There are SA branches in Coventry and Warwickshire, London and the South East, Merseyside, Southampton, Stockport and Swindon. We have won most of them to affiliate to the national SA. We will soon be in a position to encourage the formation of new branches in Manchester, Wales, Bedfordshire and Birmingham. The Council of Socialist Organisations held its first, relatively successful meeting on January 14. The Socialist Party introduced a session on the workers' party campaign. Peter Tatchell addressed the council about campaigning for a new Chartist movement.

Now the SA has begun to re-establish itself it has to decide how it should rebrand itself. It is by no means agreed how this should be done. The first thing we have to get over is that we are a new Socialist Alliance. The term 'new SA' means different from the old, failed, SWP-led SA. Looking at the history of the SA we are the third version.
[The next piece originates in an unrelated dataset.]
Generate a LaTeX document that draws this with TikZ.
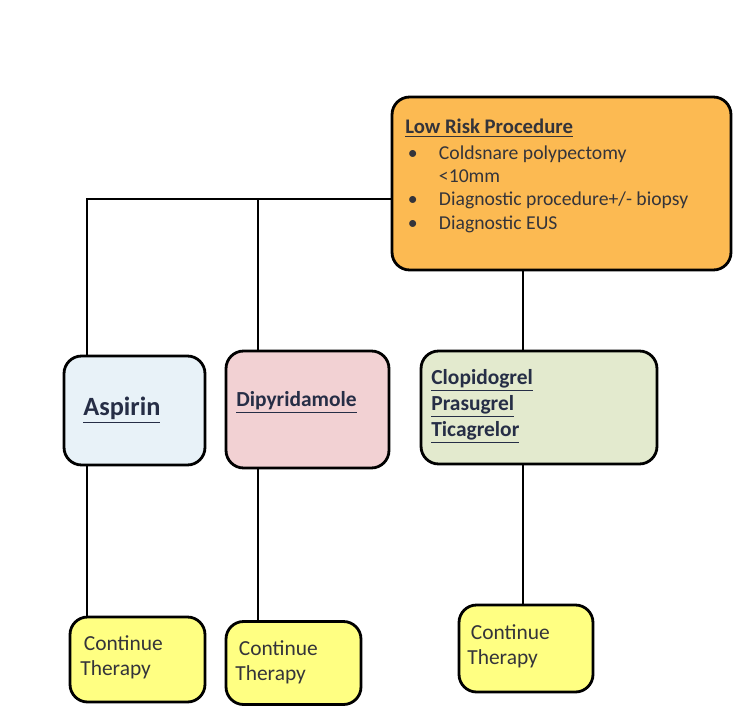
\documentclass[tikz,border=0pt]{standalone}
\usepackage{fontspec}
\setmainfont{Carlito}
\usepackage{xcolor}
\usetikzlibrary{positioning, calc}
\definecolor{riskOrange}{RGB}{252,186,82}
\definecolor{aspBlue}{RGB}{232,242,248}
\definecolor{dipPink}{RGB}{242,209,211}
\definecolor{clopGreen}{RGB}{227,234,206}
\definecolor{contYellow}{RGB}{255,255,130}
\definecolor{textInk}{RGB}{52,52,58}
\definecolor{drugInk}{RGB}{38,46,70}
\newcommand{\bul}{\hspace*{1.5pt}\makebox[0.62cm][l]{\textbullet}}

\begin{document}
\begin{tikzpicture}[x=0.02cm, y=-0.02cm,
      card/.style={rounded corners=10pt, draw=black, line width=1.6pt, inner sep=0pt},
      body/.style={font=\fontsize{11.2}{13.3}\selectfont, text=textInk, align=left, inner sep=0pt},
      drug/.style={font=\bfseries\fontsize{12.2}{14.7}\selectfont, text=drugInk, align=left, inner sep=0pt},
      cont/.style={font=\fontsize{12.2}{14.2}\selectfont, text=textInk, align=left, inner sep=0pt},
      wire/.style={line width=1.1pt, draw=black}
    ]
    \useasboundingbox (0,0) rectangle (733,706);

    \node[card, fill=riskOrange, minimum width=6.78cm, minimum height=3.46cm] (low) at (561.5,183.5) {};
    \node[card, fill=aspBlue, minimum width=2.82cm, minimum height=2.18cm] (asp) at (134.5,410.5) {};
    \node[card, fill=dipPink, minimum width=3.26cm, minimum height=2.34cm] (dip) at (307.5,409.5) {};
    \node[card, fill=clopGreen, minimum width=4.72cm, minimum height=2.26cm] (clo) at (539,407.5) {};
    \node[card, fill=contYellow, minimum width=2.70cm, minimum height=1.70cm] (contA) at (137.5,659.5) {};
    \node[card, fill=contYellow, minimum width=2.70cm, minimum height=1.66cm] (contD) at (293.5,663) {};
    \node[card, fill=contYellow, minimum width=2.68cm, minimum height=1.74cm] (contC) at (526,648.5) {};

    \node[body, anchor=north west] (lowtxt) at (405,119)
    {\underline{\textbf{\fontsize{11.8}{13.3}\selectfont Low Risk Procedure}}\\[1pt]
     \bul Coldsnare polypectomy\\
     \hspace*{1.5pt}\hspace*{0.62cm}<10mm\\
     \bul Diagnostic procedure+/- biopsy\\
     \bul Diagnostic EUS};
    \node[drug, font=\bfseries\fontsize{15}{17}\selectfont, anchor=west] (asptxt) at (83,410) {\underline{Aspirin}};
    \node[drug, anchor=west] (diptxt) at (236,402) {\underline{Dipyridamole}};
    \node[drug, anchor=north west] (clotxt) at (431,369)
    {\underline{Clopidogrel}\\\underline{Prasugrel}\\\underline{Ticagrelor}};
    \node[cont, anchor=west] (contAtxt) at (80,657) {\hspace*{2pt}Continue\\Therapy};
    \node[cont, anchor=west] (contDtxt) at (235,662) {\hspace*{2pt}Continue\\Therapy};
    \node[cont, anchor=west] (contCtxt) at (467,646) {\hspace*{2pt}Continue\\Therapy};

    \coordinate (jA) at (87,199);
    \coordinate (jD) at (258,199);
    \coordinate (jC) at (523,300);
    \draw[wire] (low.west |- jA) -- (jA) -- (jA |- asp.north);
    \draw[wire] (jD) -- (jD |- dip.north);
    \draw[wire] (jC |- low.south) -- (jC |- clo.north);
    \draw[wire] (jA |- asp.south) -- (jA |- contA.north);
    \draw[wire] (jD |- dip.south) -- (jD |- contD.north);
    \draw[wire] (jC |- clo.south) -- (jC |- contC.north);
  \end{tikzpicture}
\end{document}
The first (1997-2000) was led by the Socialist Party with a federal constitution functioning around the 80-20 formula and marketing itself as 'red-green'. In 2001 the SWP took over and a new programme (People before profit) and constitution were adopted. The second SA (2001-05) dropped the 80-20 formula and adopted majority decision-making. It was 'electoralist', reflecting the new electoral ambition of the SWP. It presented itself as the continuation of the economistic politics of real Labour.

Now we have launched the third SA, or SA mark three. We have maintained the traditional aim of socialist unity. We have located the strand that runs from the original SA down to the present. This is the genuine desire for all the most progressive parts of the socialist movement to work for unity, to develop political dialogue, and to establish non-sectarian relations. The members of the SA and its affiliates are committed in practice to socialist cooperation.

The new SA takes majority decision-making and People before profit from SA2. The federal structure and the environmental aims go back to SA1. But we have something new and distinct to offer. We have adopted a different set of campaigning aims. SA3 stands for the best traditions of the previous versions, but we have something new to bring into working class politics. This is not a nostalgia trip for ex-SA members.

The question of rebranding and positioning the Socialist Alliance has been the subject of some controversy. One proposal put forward by comrades to the SA conference was to use the acronym 'Arise'. The SA(P) adopted a set of aims which stressed the positive things we were for rather than against. The resolution passed at the Birmingham conference in March 2005 identified socialism, internationalism, republicanism and the environment. It was suggested that if we rearranged the terms we could summarise this as 'Arise'.

Since 'Arise' was a word in its own right it was easy to remember. It gave a positive political message about what we stood for. It was a simple and clear way of expressing the idea that we were different. The word 'Arise' has strong connections with radical and working class politics. It was, for example, part of the slogan 'Workers arise' on the 1972 dockers' strike banner. It is the first word of the Internationale. It is a revolutionary message for people to rise up and change the old conditions. It can be a call to rebel against the closure of the SA. The new SA can take on the mantle of a phoenix 'arising' from the ashes of the old SA.

The old SA was seen in terms of the unity of socialists. There were traditionally described as 'reformists and revolutionaries' or 'Labourites and Trotskyists' or, more politely, as 'democratic socialists and Marxists'. 'Arise' suggests a different and complementary way of thinking about socialist politics in the 21st century. The new SA could be seen as bringing together international socialists, green socialists and republican socialists. The three different strands of socialist thought should unite into one alliance. Such a combination would be a real strength.